Rugby hurts. It demands mental resilience and resistance to pain. It explores character, beyond a capacity to endure punishment. In The Hurt, Dylan Hartley, one of England's most successful captains, tells a story of hard men and harsh truths. This is rugby in the raw, a unique insight into the price of sporting obsession.
At the age of 16, Hartley travelled to England, on his own, to build a life and learn the dark arts of front row play. He won 97 international caps before his retirement, due to a degenerative knee condition, in November 2019. He formed an unusually close coach-captain relationship with Eddie Jones, winning the Grand Slam in their first season together.
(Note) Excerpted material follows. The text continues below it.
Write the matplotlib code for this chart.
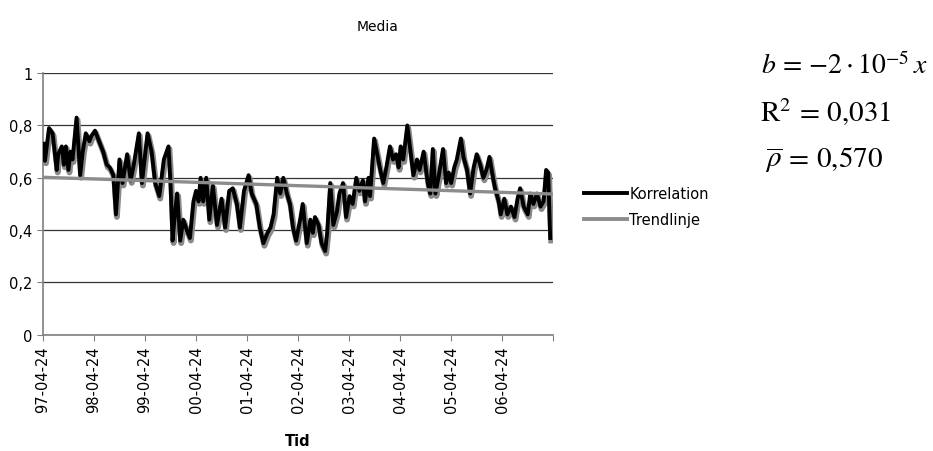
import numpy as np
import matplotlib
matplotlib.use('Agg')
import matplotlib.pyplot as plt
import matplotlib.transforms as mtransforms

# time in years since 97-04-24 and correlation (rows aligned)
t = [0.01, 0.04, 0.12, 0.19, 0.27, 0.30, 0.37, 0.41, 0.45, 0.50,
     0.54, 0.58, 0.66, 0.73, 0.78, 0.84, 0.91, 0.95, 1.02, 1.08,
     1.18, 1.25, 1.31, 1.38, 1.43, 1.50, 1.56, 1.65, 1.72, 1.78,
     1.88, 1.94, 2.05, 2.13, 2.20, 2.28, 2.37, 2.46, 2.50, 2.54,
     2.59, 2.63, 2.69, 2.75, 2.82, 2.88, 2.95, 3.00, 3.05, 3.09,
     3.14, 3.20, 3.26, 3.33, 3.41, 3.50, 3.57, 3.65, 3.72, 3.80,
     3.86, 3.94, 4.03, 4.09, 4.18, 4.25, 4.32, 4.40, 4.46, 4.52,
     4.59, 4.65, 4.71, 4.78, 4.84, 4.90, 4.96, 5.04, 5.09, 5.17,
     5.24, 5.29, 5.33, 5.40, 5.46, 5.53, 5.57, 5.63, 5.69, 5.76,
     5.81, 5.88, 5.94, 6.01, 6.07, 6.14, 6.20, 6.27, 6.31, 6.38,
     6.41, 6.49, 6.54, 6.61, 6.67, 6.73, 6.80, 6.86, 6.92, 6.97,
     7.01, 7.06, 7.14, 7.21, 7.26, 7.33, 7.38, 7.46, 7.54, 7.59,
     7.64, 7.69, 7.75, 7.84, 7.90, 7.95, 8.00, 8.06, 8.11, 8.19,
     8.24, 8.31, 8.37, 8.44, 8.50, 8.57, 8.63, 8.69, 8.75, 8.82,
     8.86, 8.93, 8.97, 9.04, 9.10, 9.17, 9.24, 9.30, 9.35, 9.42,
     9.50, 9.55, 9.61, 9.68, 9.75, 9.81, 9.86, 9.90, 9.94]
korrelation = [0.73, 0.665, 0.79, 0.77, 0.63, 0.69, 0.72, 0.65, 0.72, 0.63,
               0.70, 0.67, 0.83, 0.61, 0.70, 0.77, 0.74, 0.76, 0.78, 0.75,
               0.70, 0.65, 0.64, 0.61, 0.46, 0.67, 0.58, 0.69, 0.59, 0.65,
               0.77, 0.58, 0.77, 0.70, 0.58, 0.53, 0.67, 0.72, 0.58, 0.36,
               0.47, 0.54, 0.36, 0.44, 0.40, 0.37, 0.51, 0.55, 0.51, 0.60,
               0.51, 0.60, 0.44, 0.57, 0.42, 0.52, 0.41, 0.55, 0.56, 0.50,
               0.41, 0.55, 0.61, 0.54, 0.50, 0.41, 0.35, 0.39, 0.41, 0.46,
               0.60, 0.54, 0.60, 0.54, 0.50, 0.41, 0.36, 0.44, 0.50, 0.35,
               0.44, 0.39, 0.45, 0.42, 0.35, 0.32, 0.39, 0.58, 0.42, 0.47,
               0.54, 0.58, 0.45, 0.53, 0.50, 0.60, 0.55, 0.59, 0.51, 0.60,
               0.53, 0.75, 0.70, 0.63, 0.58, 0.64, 0.72, 0.67, 0.69, 0.64,
               0.72, 0.67, 0.80, 0.69, 0.61, 0.67, 0.63, 0.70, 0.58, 0.54,
               0.71, 0.54, 0.60, 0.71, 0.58, 0.62, 0.58, 0.64, 0.67, 0.75,
               0.68, 0.63, 0.54, 0.64, 0.69, 0.65, 0.60, 0.63, 0.68, 0.60,
               0.56, 0.51, 0.46, 0.52, 0.46, 0.49, 0.45, 0.52, 0.56, 0.49,
               0.46, 0.54, 0.50, 0.54, 0.49, 0.51, 0.63, 0.62, 0.37]
trend_t = [0.0, 10.0]
trendlinje = [0.602, 0.538]

tick_pos = list(range(11))
tick_labels = ['97-04-24', '98-04-24', '99-04-24', '00-04-24', '01-04-24',
               '02-04-24', '03-04-24', '04-04-24', '05-04-24', '06-04-24', '']

plt.rcParams['font.family'] = ['DejaVu Sans']
plt.rcParams['mathtext.fontset'] = 'stix'

fig = plt.figure(figsize=(9.33, 4.52), dpi=100)
ax = fig.add_axes([0.046, 0.257, 0.547, 0.579])

# grey shadow under the correlation line
shadow = mtransforms.offset_copy(ax.transData, fig=fig, x=1.0, y=-2.5, units='dots')
ax.plot(t, korrelation, color='#8a8a8a', lw=4.2, transform=shadow, zorder=2)
ax.plot(t, korrelation, color='black', lw=2.8, label='Korrelation', zorder=3)
ax.plot(trend_t, trendlinje, color='#8c8c8c', lw=2.4, label='Trendlinje', zorder=4)

ax.set_xlim(0, 10)
ax.set_ylim(0, 1)
ax.set_yticks([0, 0.2, 0.4, 0.6, 0.8, 1.0])
ax.set_yticklabels(['0', '0,2', '0,4', '0,6', '0,8', '1'])
ax.set_xticks(tick_pos)
ax.set_xticklabels(tick_labels, rotation=90)
ax.tick_params(labelsize=10.5, length=4, color='#808080', direction='out')
ax.yaxis.grid(True, color='#333333', lw=0.9)
ax.set_axisbelow(True)
for s in ['top', 'right']:
    ax.spines[s].set_visible(False)
for s in ['left', 'bottom']:
    ax.spines[s].set_color('#808080')
    ax.spines[s].set_linewidth(1.2)
ax.set_xlabel('Tid', fontsize=10.5, fontweight='bold', labelpad=15)

fig.text(0.405, 0.94, 'Media', ha='center', va='center', fontsize=10)

leg = ax.legend(loc='center left', bbox_to_anchor=(1.045, 0.49), frameon=False,
                fontsize=10.5, handlelength=3.0, handletextpad=0.15, labelspacing=0.75,
                borderpad=0)
for h in leg.get_lines():
    h.set_linewidth(2.8)

fig.text(0.816, 0.855, r'$b\,=\,{-}2\cdot10^{-5}\,x$', fontsize=20, ha='left', va='center')
fig.text(0.815, 0.752, r'$\mathrm{R}^2\,=\,0{,}031$', fontsize=21, ha='left', va='center')
fig.text(0.820, 0.645, r'$\overline{\rho}\,=\,0{,}570$', fontsize=21, ha='left', va='center')

fig.savefig('out.png', dpi=100)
Hartley addresses the ever-increasing physical and psychological demands on international players, and the toll it can take on their mental health. He describes with brutal clarity the effects of multiple concussions, and his fear of the potential long-term damage caused by a game he fell in love with as a boy in rural New Zealand. 'Rugby is great for the soul,' he writes, 'but terrible for the body.'
Dylan Hartley has survived old-school brawls, and thrived in the high-pressure, high-performance culture created by Eddie Jones before his dream of leading England on the biggest stage in the 2019 World Cup was shattered by untimely injury. Along the way, he learned a lot about leadership and about himself. The Hurt shows us his life and his sport, warts and all.